__Problem__
Print only the lines from the top of the data through the line with "(clienttitle) at (45,82)", both included, skipping every picture.

Code that draws figures:
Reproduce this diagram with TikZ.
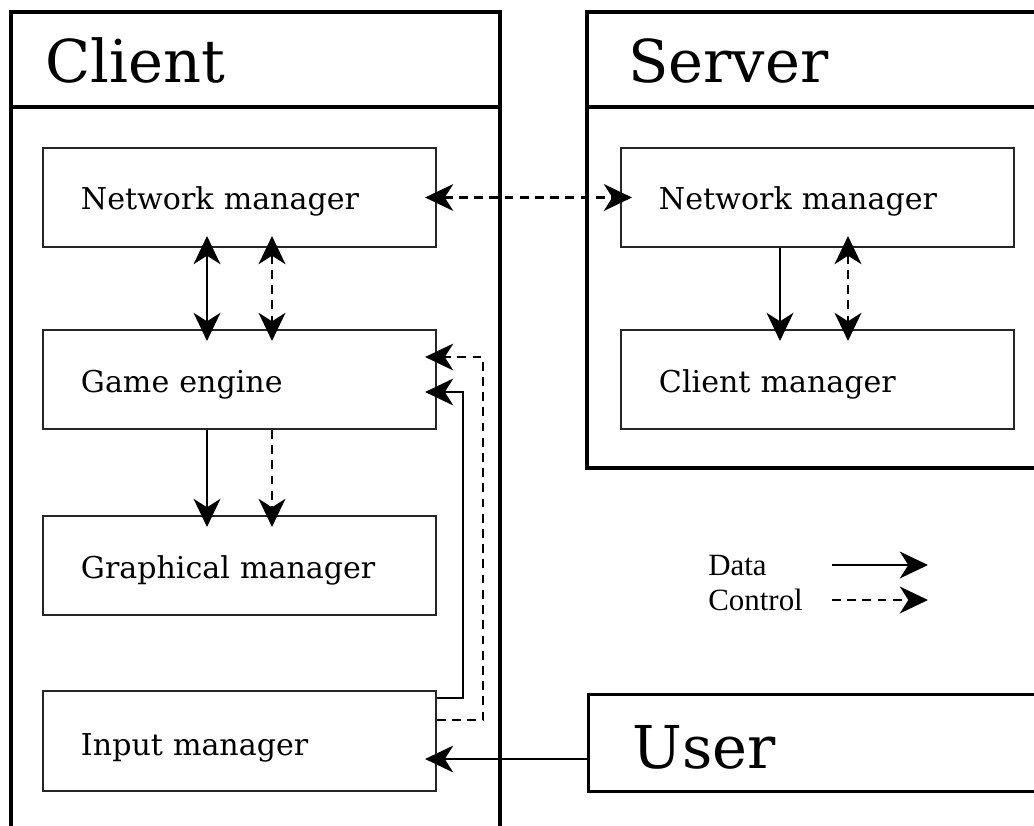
\documentclass[tikz,border=0pt]{standalone}
\usepackage{fontspec}
\setmainfont{DejaVu Serif}
\newfontfamily\legendfont{Liberation Serif}
\usetikzlibrary{arrows.meta}

\begin{document}
\begin{tikzpicture}[x=0.025cm, y=-0.025cm,
  outer/.style={line width=2.2pt, draw=black},
  box/.style={draw=black!85, line width=1.4pt, rectangle, anchor=north west,
    minimum width=9.825cm, minimum height=2.475cm, text width=7.925cm,
    inner xsep=0.95cm, inner ysep=0pt, align=left,
    text height=19pt, text depth=0pt,
    font=\fontsize{21.4}{25}\selectfont},
  title/.style={anchor=base west, inner sep=0pt, font=\fontsize{42}{50}\selectfont},
  legend/.style={anchor=base west, inner sep=0pt, font=\legendfont\fontsize{22}{26}\selectfont},
  tip/.tip={Stealth[length=20pt, width=19pt, inset=6pt]},
  data/.style={line width=1.9pt},
  ctrl/.style={line width=1.9pt, dash pattern=on 0.22cm off 0.16cm},
  one/.style={-tip, shorten >=-0.3cm},
  two/.style={tip-tip, shorten <=-0.3cm, shorten >=-0.3cm},
]
\useasboundingbox (0,0) rectangle (1034,825);
\clip (0,0) rectangle (1034,825);

% containers
\draw[outer] (11,12) rectangle (500,860);
\draw[outer] (11,107) -- (500,107);
\node[title] (clienttitle) at (45,82) {Client};

\draw[outer] (587,12) rectangle (1060,468);
\draw[outer] (587,107) -- (1060,107);
\node[title] (servertitle) at (628,82) {Server};

\node[outer, rectangle, anchor=north west, minimum width=11.825cm, minimum height=2.425cm] (user) at (587,693) {};
\node[title] (usertitle) at (632,768) {User};

% components
\node[box, text height=16.5pt] (cnm) at (42,147) {Network manager};
\node[box] (ge)  at (42,329) {Game engine};
\node[box] (gm)  at (42,515) {Graphical manager};
\node[box, minimum height=2.5cm, text height=21pt] (inp) at (42,690) {Input manager};
\node[box, text height=16.5pt] (snm) at (620,147) {Network manager};
\node[box] (cm)  at (620,329) {Client manager};

% guide lines for connectors
\coordinate (xa) at (207,0);
\coordinate (xb) at (272,0);
\coordinate (xc) at (780,0);
\coordinate (xd) at (848,0);
\coordinate (xe) at (463,0);
\coordinate (xf) at (483,0);
\coordinate (ya) at (0,698);
\coordinate (yb) at (0,720);
\coordinate (yc) at (0,392);
\coordinate (yd) at (0,357);
\coordinate (ye) at (0,759);

% connectors
\draw[ctrl,two] (cnm.east) -- (snm.west);
\draw[data,two] (cnm.south -| xa) -- (ge.north -| xa);
\draw[ctrl,two] (cnm.south -| xb) -- (ge.north -| xb);
\draw[data,one] (ge.south -| xa) -- (gm.north -| xa);
\draw[ctrl,one] (ge.south -| xb) -- (gm.north -| xb);
\draw[data,one] (snm.south -| xc) -- (cm.north -| xc);
\draw[ctrl,two] (snm.south -| xd) -- (cm.north -| xd);
\draw[data,one] (inp.east |- ya) -| (xe |- yc) -- (ge.east |- yc);
\draw[ctrl,one] (inp.east |- yb) -| (xf |- yd) -- (ge.east |- yd);
\draw[data,one] (user.west |- ye) -- (inp.east |- ye);

% legend
\node[legend] (ldata) at (708,575) {Data};
\node[legend] (lctrl) at (708,610) {Control};
\coordinate (la) at (832,565);
\coordinate (lb) at (928,565);
\coordinate (lc) at (832,600);
\coordinate (ld) at (928,600);
\draw[data,-tip] (la) -- (lb);
\draw[ctrl,-tip] (lc) -- (ld);
\end{tikzpicture}
\end{document}
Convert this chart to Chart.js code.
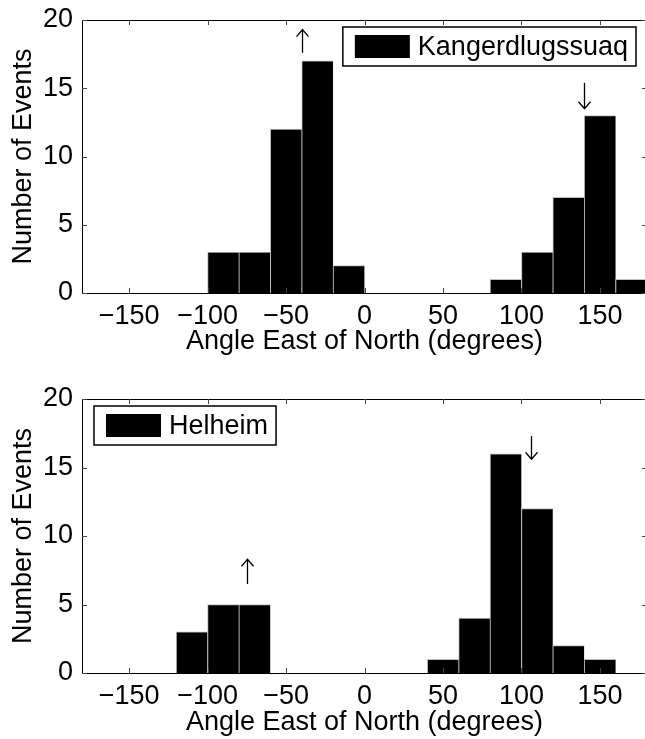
<!DOCTYPE html>
<html>
<head>
<meta charset="utf-8">
<script src="https://cdn.jsdelivr.net/npm/chart.js@4"></script>
<style>
  html, body { margin: 0; padding: 0; background: #fff; overflow: hidden; width: 645px; height: 739px; }
  canvas { position: absolute; left: 0; }
  #kangChart { top: 0; }
  #helChart { top: 370px; }
</style>
</head>
<body>
<canvas id="kangChart" width="660" height="370"></canvas>
<canvas id="helChart" width="660" height="369"></canvas>
<script>
// 20 degree bins, centre of each bin
const binCenters = [-170, -150, -130, -110, -90, -70, -50, -30, -10, 10, 30, 50, 70, 90, 110, 130, 150, 170];
const kangCounts = [0, 0, 0, 0, 3, 3, 12, 17, 2, 0, 0, 0, 0, 1, 3, 7, 13, 1];
const helCounts  = [0, 0, 0, 3, 5, 5, 0, 0, 0, 0, 0, 1, 4, 16, 12, 2, 1, 0];
const xTicks = [-150, -100, -50, 0, 50, 100, 150];
const yTicks = [0, 5, 10, 15, 20];
// arrows: [angle, from count, to count] (head at "to")
const kangArrows = [[-40, 17.6, 19.3], [140, 15.4, 13.5]];
const helArrows  = [[-75, 6.5, 8.3], [106, 17.3, 15.6]];

const FONT = '"Liberation Sans", Arial, Helvetica, sans-serif';
Chart.defaults.font.family = FONT;
Chart.defaults.color = '#000';

// box, inward ticks, arrows and the legend, MATLAB style
const matlabPlugin = {
    id: 'matlab',
    afterDatasetsDraw(chart, args, opts) {
        const ctx = chart.ctx;
        const a = chart.chartArea;
        const x = chart.scales.x, y = chart.scales.y;
        ctx.save();

        // top + right frame
        ctx.strokeStyle = '#000';
        ctx.lineWidth = 1;
        ctx.beginPath();
        ctx.moveTo(Math.round(a.left), Math.round(a.top) + 0.5);
        ctx.lineTo(Math.round(a.right) + 0.5, Math.round(a.top) + 0.5);
        ctx.lineTo(Math.round(a.right) + 0.5, Math.round(a.bottom));
        ctx.stroke();

        // inward ticks
        ctx.strokeStyle = '#444';
        ctx.beginPath();
        xTicks.forEach(v => {
            const px = Math.round(x.getPixelForValue(v)) + 0.5;
            ctx.moveTo(px, a.bottom); ctx.lineTo(px, a.bottom - 5);
            ctx.moveTo(px, a.top); ctx.lineTo(px, a.top + 5);
        });
        yTicks.forEach(v => {
            const py = Math.round(y.getPixelForValue(v)) + 0.5;
            ctx.moveTo(a.left, py); ctx.lineTo(a.left + 5, py);
            ctx.moveTo(a.right, py); ctx.lineTo(a.right - 5, py);
        });
        ctx.stroke();

        // arrows
        ctx.strokeStyle = '#000';
        ctx.lineWidth = 1.3;
        (opts.arrows || []).forEach(([ang, v0, v1]) => {
            const px = Math.round(x.getPixelForValue(ang)) + 0.5;
            const p0 = y.getPixelForValue(v0), p1 = y.getPixelForValue(v1);
            const dir = p1 < p0 ? 1 : -1;
            ctx.beginPath();
            ctx.moveTo(px, p0); ctx.lineTo(px, p1);
            ctx.moveTo(px - 6, p1 + dir * 7); ctx.lineTo(px, p1); ctx.lineTo(px + 6, p1 + dir * 7);
            ctx.stroke();
        });

        // legend box
        const label = chart.data.datasets[0].label;
        ctx.font = '27px ' + FONT;
        const tw = ctx.measureText(label).width;
        const w = 12 + 55 + 8 + tw + 8, h = 39;
        const bx = opts.legendSide === 'right' ? a.right - 11 - w : a.left + 12;
        const by = a.top + 7;
        ctx.fillStyle = '#fff';
        ctx.fillRect(bx, by, w, h);
        ctx.lineWidth = 1.5;
        ctx.strokeStyle = '#000';
        ctx.strokeRect(bx, by, w, h);
        ctx.fillStyle = '#000';
        ctx.fillRect(bx + 12, by + 8, 55, 23);
        ctx.textBaseline = 'middle';
        ctx.textAlign = 'left';
        ctx.fillText(label, bx + 12 + 55 + 8, by + h / 2 + 1);
        ctx.restore();
    }
};

function fmt(v) {
    return v < 0 ? '\u2212' + Math.abs(v) : String(v);
}

function makeHist(id, counts, label, arrows, legendSide, padTop, xHeight, tickPad, titlePad) {
    const ctx = document.getElementById(id).getContext('2d');
    return new Chart(ctx, {
        type: 'bar',
        data: {
            datasets: [{
                label: label,
                data: binCenters.map((c, i) => ({ x: c, y: counts[i] })),
                backgroundColor: '#000',
                borderColor: '#bdbdbd',
                borderWidth: { left: 1, top: 1, right: 0.5, bottom: 0 },
                borderSkipped: false,
                barPercentage: 1,
                categoryPercentage: 1
            }]
        },
        options: {
            responsive: false,
            animation: false,
            layout: { padding: { top: padTop, right: 13, left: 0, bottom: 0 } },
            scales: {
                x: {
                    type: 'linear',
                    min: -180,
                    max: 180,
                    offset: false,
                    afterBuildTicks: s => { s.ticks = xTicks.map(v => ({ value: v })); },
                    afterFit: s => { s.height = xHeight; s.paddingLeft = 0; s.paddingRight = 0; },
                    grid: { display: false, drawTicks: false },
                    border: { display: true, color: '#000', width: 1 },
                    ticks: { font: { size: 27 }, padding: tickPad, maxRotation: 0, autoSkip: false, callback: v => fmt(v) },
                    title: { display: true, text: 'Angle East of North (degrees)', font: { size: 27 }, padding: { top: 0, bottom: titlePad } }
                },
                y: {
                    min: 0,
                    max: 20,
                    afterBuildTicks: s => { s.ticks = yTicks.map(v => ({ value: v })); },
                    // keep the plot box where the figure has it
                    afterFit: s => { s.width = 82; s.paddingTop = 0; s.paddingBottom = 0; },
                    grid: { display: false, drawTicks: false },
                    border: { display: true, color: '#000', width: 1 },
                    ticks: { font: { size: 27 }, padding: 9, callback: v => fmt(v) },
                    title: { display: true, text: 'Number of Events', font: { size: 27 }, padding: { top: 7, bottom: 0 } }
                }
            },
            plugins: {
                legend: { display: false },
                tooltip: { enabled: false },
                matlab: { arrows: arrows, legendSide: legendSide }
            }
        },
        plugins: [matlabPlugin]
    });
}

makeHist('kangChart', kangCounts, 'Kangerdlugssuaq', kangArrows, 'right', 20, 77, 7, 12);
makeHist('helChart', helCounts, 'Helheim', helArrows, 'left', 29, 66, 7, 0);
</script>
</body>
</html>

__Full answer__
Reproduce this diagram with TikZ.
\documentclass[tikz,border=0pt]{standalone}
\usepackage{fontspec}
\setmainfont{DejaVu Serif}
\newfontfamily\legendfont{Liberation Serif}
\usetikzlibrary{arrows.meta}

\begin{document}
\begin{tikzpicture}[x=0.025cm, y=-0.025cm,
  outer/.style={line width=2.2pt, draw=black},
  box/.style={draw=black!85, line width=1.4pt, rectangle, anchor=north west,
    minimum width=9.825cm, minimum height=2.475cm, text width=7.925cm,
    inner xsep=0.95cm, inner ysep=0pt, align=left,
    text height=19pt, text depth=0pt,
    font=\fontsize{21.4}{25}\selectfont},
  title/.style={anchor=base west, inner sep=0pt, font=\fontsize{42}{50}\selectfont},
  legend/.style={anchor=base west, inner sep=0pt, font=\legendfont\fontsize{22}{26}\selectfont},
  tip/.tip={Stealth[length=20pt, width=19pt, inset=6pt]},
  data/.style={line width=1.9pt},
  ctrl/.style={line width=1.9pt, dash pattern=on 0.22cm off 0.16cm},
  one/.style={-tip, shorten >=-0.3cm},
  two/.style={tip-tip, shorten <=-0.3cm, shorten >=-0.3cm},
]
\useasboundingbox (0,0) rectangle (1034,825);
\clip (0,0) rectangle (1034,825);

% containers
\draw[outer] (11,12) rectangle (500,860);
\draw[outer] (11,107) -- (500,107);
\node[title] (clienttitle) at (45,82) {Client};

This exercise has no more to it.